Picture the individual who is careless with his cellphone – frequently dropping or losing it.  His careless propensity provides asymmetric information – the knowledge that he’s more likely to benefit from cell phone warranty plans than the general public.  Insurance companies price risk based on the expectation that people like this careless cell phone user are more likely to purchase insurance than those who take care of their cell phones.  Yet there is still the occasional opportunity for consumers to use information asymmetry to their advantage when considering insurance.

Pregnancy and Voluntary Short-Term Disability (VTSD) Insurance

We almost always advise that voluntary short-term disability insurance (VTSD) is an unnecessary and wasteful form of insurance – similar to other wasteful insurance types like accidental death and dismemberment or rental car insurance.  The reason, as we explain here, is that insurance should be used to protect against financial catastrophe and nothing more.  For families that have set aside an emergency reserve and planned well, losing pay for a few weeks because of a short-term disability is not a financial catastrophe.

However, women planning to conceive a child in the near future can use information asymmetry to their advantage by considering the purchase of an employer-provided VTSD policy.  This is true because nearly all voluntary short-term disability policies purchased through an employer include maternity leave following “normal” childbirth.  These plans generally cover between 50-100% of salary for 6-8 weeks of maternity leave.  (Alternatively, VTSD purchased directly from an insurance company (not employer-provided) do not treat normal child birth as a triggering event for paid benefits – only pregnancy complications that occur prior to delivery and never maternity leave.)

When Can Voluntary Short-Term Disability Insurance be a Useful Purchase?

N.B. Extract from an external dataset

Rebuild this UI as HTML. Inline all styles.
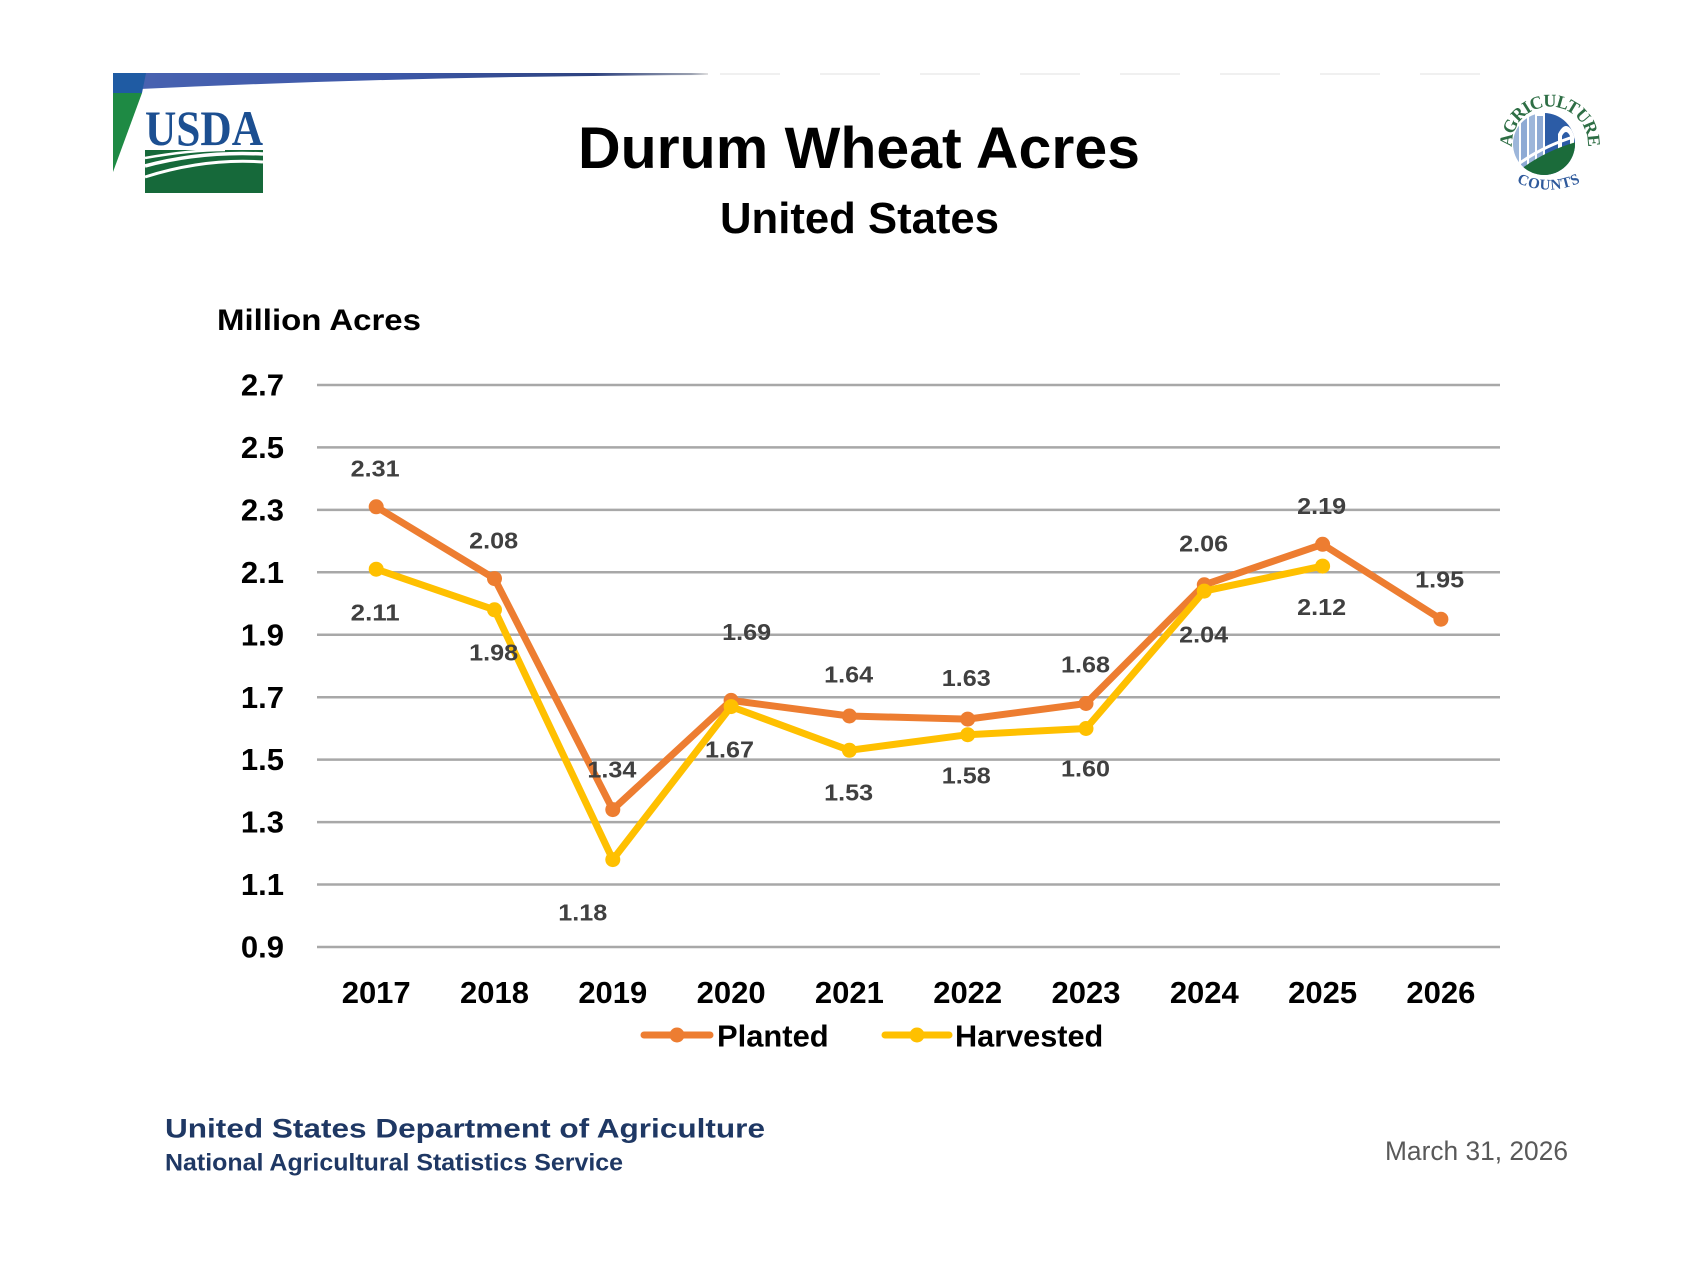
<!DOCTYPE html>
<html>
<head>
<meta charset="utf-8">
<style>
  html,body{margin:0;padding:0;background:#fff;}
  svg{display:block;}
  text{font-family:"Liberation Sans",sans-serif;}
</style>
</head>
<body>
<svg width="1707" height="1280" viewBox="0 0 1707 1280" xmlns="http://www.w3.org/2000/svg">
  <defs>
    <linearGradient id="bar" x1="0" y1="0" x2="1" y2="0">
      <stop offset="0" stop-color="#4862b0"/>
      <stop offset="0.45" stop-color="#3d58a8"/>
      <stop offset="0.8" stop-color="#2e427f"/>
      <stop offset="0.97" stop-color="#9aa0b0"/>
      <stop offset="1" stop-color="#e0e0e0"/>
    </linearGradient>
    <path id="arcTop" d="M1512.4,150.1 A38,38 0 1 1 1587.6,150.1"/>
    <path id="arcBot" d="M1512,180 A74,74 0 0 0 1585,180"/>
    <clipPath id="inner"><circle cx="1544" cy="144" r="31"/></clipPath>
  </defs>
  <rect width="1707" height="1280" fill="#ffffff"/>

  <!-- top banner -->
  <path d="M140,73 L708,73 L708,75 Q420,76 140,89 Z" fill="url(#bar)"/>
  <line x1="720" y1="74" x2="1492" y2="74" stroke="#f0f0f0" stroke-width="2" stroke-dasharray="60,40"/>
  <polygon points="113,73 146,73 142,93 113,93" fill="#1f5ba3"/>
  <polygon points="113,93 142,93 113,172" fill="#1e8a44"/>

  <!-- USDA logo -->
  <text x="145" y="145" font-weight="bold" font-size="50" fill="#1c4f91" textLength="118" lengthAdjust="spacingAndGlyphs" style="font-family:'Liberation Serif',serif">USDA</text>
  <rect x="145" y="150" width="118" height="43" fill="#16693a"/>
  <path d="M145,166 Q200,151 263,154" stroke="#ffffff" stroke-width="3.5" fill="none"/>
  <path d="M145,177 Q205,158 263,162" stroke="#ffffff" stroke-width="3" fill="none"/>
  <path d="M145,158 Q190,150 225,150" stroke="#ffffff" stroke-width="2.5" fill="none"/>

  <!-- Agriculture Counts logo -->
  <g>
    <g clip-path="url(#inner)">
      <rect x="1510" y="110" width="70" height="70" fill="#ffffff"/>
      <rect x="1513" y="126" width="6" height="50" fill="#9db6da"/>
      <rect x="1521" y="118" width="6" height="58" fill="#8eaad4"/>
      <rect x="1529" y="114" width="6" height="62" fill="#9db6da"/>
      <rect x="1537" y="116" width="6" height="60" fill="#8eaad4"/>
      <rect x="1545" y="108" width="34" height="72" fill="#2c5ca6"/>
      <path d="M1558,160 L1558,134 Q1566,118 1574,134 L1574,160 Z" fill="#ffffff"/>
      <path d="M1562,160 L1562,136 Q1566,128 1570,136 L1570,160 Z" fill="#2c5ca6"/>
      <path d="M1508,180 Q1538,152 1580,141 L1580,182 L1508,182 Z" fill="#1b6b3a"/>
      <path d="M1508,172 Q1538,147 1580,135" stroke="#ffffff" stroke-width="3" fill="none"/>
    </g>
    <text font-weight="bold" font-size="18" fill="#2e6e45" style="font-family:'Liberation Serif',serif"><textPath href="#arcTop" startOffset="50%" text-anchor="middle" textLength="124" lengthAdjust="spacing">AGRICULTURE</textPath></text>
    <text font-weight="bold" font-size="15" fill="#2f5a9c" style="font-family:'Liberation Serif',serif"><textPath href="#arcBot" startOffset="50%" text-anchor="middle" textLength="66" lengthAdjust="spacing">COUNTS</textPath></text>
  </g>

  <!-- titles -->
  <text x="859" y="168" font-size="58" font-weight="bold" fill="#000" text-anchor="middle" textLength="562" lengthAdjust="spacingAndGlyphs">Durum Wheat Acres</text>
  <text x="859.5" y="233" font-size="44" font-weight="bold" fill="#000" text-anchor="middle" textLength="279" lengthAdjust="spacingAndGlyphs">United States</text>
  <text x="217" y="330" font-size="30" font-weight="bold" fill="#000" textLength="204" lengthAdjust="spacingAndGlyphs">Million Acres</text>

  <!-- gridlines -->
  <g stroke="#a8a8a8" stroke-width="2.5">
    <line x1="317" y1="385" x2="1500" y2="385"/>
    <line x1="317" y1="447.4" x2="1500" y2="447.4"/>
    <line x1="317" y1="509.9" x2="1500" y2="509.9"/>
    <line x1="317" y1="572.3" x2="1500" y2="572.3"/>
    <line x1="317" y1="634.8" x2="1500" y2="634.8"/>
    <line x1="317" y1="697.2" x2="1500" y2="697.2"/>
    <line x1="317" y1="759.6" x2="1500" y2="759.6"/>
    <line x1="317" y1="822.1" x2="1500" y2="822.1"/>
    <line x1="317" y1="884.5" x2="1500" y2="884.5"/>
    <line x1="317" y1="947" x2="1500" y2="947"/>
  </g>

  <!-- y labels -->
  <g font-size="31" font-weight="bold" fill="#000" text-anchor="end">
    <text x="284" y="395.6">2.7</text>
    <text x="284" y="458">2.5</text>
    <text x="284" y="520.5">2.3</text>
    <text x="284" y="582.9">2.1</text>
    <text x="284" y="645.4">1.9</text>
    <text x="284" y="707.8">1.7</text>
    <text x="284" y="770.2">1.5</text>
    <text x="284" y="832.7">1.3</text>
    <text x="284" y="895.1">1.1</text>
    <text x="284" y="957.6">0.9</text>
  </g>

  <!-- x labels -->
  <g font-size="31" font-weight="bold" fill="#000" text-anchor="middle">
    <text x="376.2" y="1003">2017</text>
    <text x="494.5" y="1003">2018</text>
    <text x="612.8" y="1003">2019</text>
    <text x="731.1" y="1003">2020</text>
    <text x="849.4" y="1003">2021</text>
    <text x="967.7" y="1003">2022</text>
    <text x="1086" y="1003">2023</text>
    <text x="1204.3" y="1003">2024</text>
    <text x="1322.6" y="1003">2025</text>
    <text x="1440.9" y="1003">2026</text>
  </g>

  <!-- Planted series -->
  <polyline fill="none" stroke="#ED7D31" stroke-width="7" stroke-linejoin="round" stroke-linecap="round"
    points="376.2,506.8 494.5,578.6 612.8,809.6 731.1,700.4 849.4,716 967.7,719.1 1086,703.5 1204.3,584.8 1322.6,544.3 1440.9,619.2"/>
  <g fill="#ED7D31">
    <circle cx="376.2" cy="506.8" r="7.5"/>
    <circle cx="494.5" cy="578.6" r="7.5"/>
    <circle cx="612.8" cy="809.6" r="7.5"/>
    <circle cx="731.1" cy="700.4" r="7.5"/>
    <circle cx="849.4" cy="716" r="7.5"/>
    <circle cx="967.7" cy="719.1" r="7.5"/>
    <circle cx="1086" cy="703.5" r="7.5"/>
    <circle cx="1204.3" cy="584.8" r="7.5"/>
    <circle cx="1322.6" cy="544.3" r="7.5"/>
    <circle cx="1440.9" cy="619.2" r="7.5"/>
  </g>

  <!-- Harvested series -->
  <polyline fill="none" stroke="#FFC000" stroke-width="7" stroke-linejoin="round" stroke-linecap="round"
    points="376.2,569.2 494.5,609.8 612.8,859.6 731.1,706.6 849.4,750.3 967.7,734.7 1086,728.5 1204.3,591.1 1322.6,566.1"/>
  <g fill="#FFC000">
    <circle cx="376.2" cy="569.2" r="7.5"/>
    <circle cx="494.5" cy="609.8" r="7.5"/>
    <circle cx="612.8" cy="859.6" r="7.5"/>
    <circle cx="731.1" cy="706.6" r="7.5"/>
    <circle cx="849.4" cy="750.3" r="7.5"/>
    <circle cx="967.7" cy="734.7" r="7.5"/>
    <circle cx="1086" cy="728.5" r="7.5"/>
    <circle cx="1204.3" cy="591.1" r="7.5"/>
    <circle cx="1322.6" cy="566.1" r="7.5"/>
  </g>

  <!-- data labels -->
  <g font-size="23.5" font-weight="bold" fill="#404040" text-anchor="middle">
    <text x="375.2" y="476.6" textLength="49" lengthAdjust="spacingAndGlyphs">2.31</text>
    <text x="375.2" y="620.5" textLength="49" lengthAdjust="spacingAndGlyphs">2.11</text>
    <text x="493.7" y="548.3" textLength="49" lengthAdjust="spacingAndGlyphs">2.08</text>
    <text x="493.7" y="660.4" textLength="49" lengthAdjust="spacingAndGlyphs">1.98</text>
    <text x="611.9" y="777.4" textLength="49" lengthAdjust="spacingAndGlyphs">1.34</text>
    <text x="582.8" y="920.5" textLength="49" lengthAdjust="spacingAndGlyphs">1.18</text>
    <text x="746.7" y="640" textLength="49" lengthAdjust="spacingAndGlyphs">1.69</text>
    <text x="729.5" y="757.3" textLength="49" lengthAdjust="spacingAndGlyphs">1.67</text>
    <text x="848.7" y="682.7" textLength="49" lengthAdjust="spacingAndGlyphs">1.64</text>
    <text x="848.7" y="800.7" textLength="49" lengthAdjust="spacingAndGlyphs">1.53</text>
    <text x="966.3" y="686" textLength="49" lengthAdjust="spacingAndGlyphs">1.63</text>
    <text x="966.3" y="783.3" textLength="49" lengthAdjust="spacingAndGlyphs">1.58</text>
    <text x="1085.5" y="672.3" textLength="49" lengthAdjust="spacingAndGlyphs">1.68</text>
    <text x="1085.5" y="776.7" textLength="49" lengthAdjust="spacingAndGlyphs">1.60</text>
    <text x="1203.7" y="551.7" textLength="49" lengthAdjust="spacingAndGlyphs">2.06</text>
    <text x="1203.7" y="642.3" textLength="49" lengthAdjust="spacingAndGlyphs">2.04</text>
    <text x="1321.7" y="514" textLength="49" lengthAdjust="spacingAndGlyphs">2.19</text>
    <text x="1321.7" y="615" textLength="49" lengthAdjust="spacingAndGlyphs">2.12</text>
    <text x="1439.7" y="587.3" textLength="49" lengthAdjust="spacingAndGlyphs">1.95</text>
  </g>

  <!-- legend -->
  <line x1="644" y1="1035" x2="710" y2="1035" stroke="#ED7D31" stroke-width="7" stroke-linecap="round"/>
  <circle cx="677" cy="1035" r="7.5" fill="#ED7D31"/>
  <text x="717" y="1046.7" font-size="31" font-weight="bold" fill="#000" textLength="111.7" lengthAdjust="spacingAndGlyphs">Planted</text>
  <line x1="885" y1="1035" x2="949" y2="1035" stroke="#FFC000" stroke-width="7" stroke-linecap="round"/>
  <circle cx="917" cy="1035" r="7.5" fill="#FFC000"/>
  <text x="955" y="1046.7" font-size="31" font-weight="bold" fill="#000" textLength="148.3" lengthAdjust="spacingAndGlyphs">Harvested</text>

  <!-- footer -->
  <text x="165" y="1137.3" font-size="27" font-weight="bold" fill="#1f3864" textLength="600" lengthAdjust="spacingAndGlyphs">United States Department of Agriculture</text>
  <text x="165" y="1170.7" font-size="24" font-weight="bold" fill="#1f3864" textLength="458" lengthAdjust="spacingAndGlyphs">National Agricultural Statistics Service</text>
  <text x="1385" y="1160" font-size="27" fill="#595959" textLength="183" lengthAdjust="spacingAndGlyphs">March 31, 2026</text>
</svg>
</body>
</html>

Women who meet the following conditions tend to be good candidates for voluntary short-term disability insurance:

  • Working before planned pregnancy and intends to return to work following postpartum absence;
  • Employer is among the 84% of US employers that does not provide paid maternity leave and the family does not reside in one of the few states like New Jersey or California that mandates paid maternity leave (full list of states here); and
  • Employer offers the ability to purchase VTSD.

The reason for the second bullet point is that women who already get paid maternity leave coverage from their employer do not get any maternity leave benefit from VTSD insurance.  It is also important to note that individuals should not wait until right before or immediately after conception to buy the insurance as policies will not cover pre-existing conditions (such as pregnancy) and most will exclude benefits for normal childbirth if delivery occurs within 9-10 months after the start of coverage.

What is the Financial Benefit of Voluntary Short-Term Disability Insurance?

If these conditions are met, the decision to purchase or not purchase VTSD becomes one of economics and probabilities.  Consider the calculation from a recent client experience:

  • The individual could purchase a VTSD insurance policy through her employer with a monthly disability benefit of $5,000.
  • There was a bi-weekly cost of $24.50 (via payroll deduction) which translates to an annual cost of $637 ($24.50 x 26).
  • The individual effectively has to purchase VTSD for two consecutive calendar years to have coverage in place before conception and following delivery (although it is obviously possible that conception and maternity leave could fall in the same calendar year which would improve the economics below). The total cost for two years is $1,274.
  • The maternity leave benefit for a normal delivery pays for 2 months following 20 day waiting period. This translates to a total pre-tax benefit of $10,000.
  • If we assume this individual pays a marginal tax rate of 30%, she would receive an after-tax benefit of $7,000 compared to a total insurance cost of $1,274.
  • This all means that if there is >18.2% chance (1,274 / 7,000) that the woman becomes pregnant and delivers a child during this two-year period, purchasing the VTSD insurance would be a financially beneficial decision (this ignores some nuances like the possibility that the individual loses her job before the pregnancy).


We find that most people are not aware that voluntary short-term disability insurance covers normal child birth and can pay benefits that turn what would otherwise be unpaid maternity leave into paid leave.  As a result, individuals often fail to sign up for this coverage during the open enrollment period.

In our experience, women who are considering pregnancy and meet the short list of conditions above will significantly benefit from purchasing voluntary short-term disability insurance.  Our math demonstrates the benefit of a specific scenario but it almost always works out to be similarly advantageous.

This is a unique situation where individuals are not necessarily buying insurance because they need it to protect from financial catastrophe but, alternatively, because the insurance provides an attractive opportunity to take advantage of favorable asymmetric information.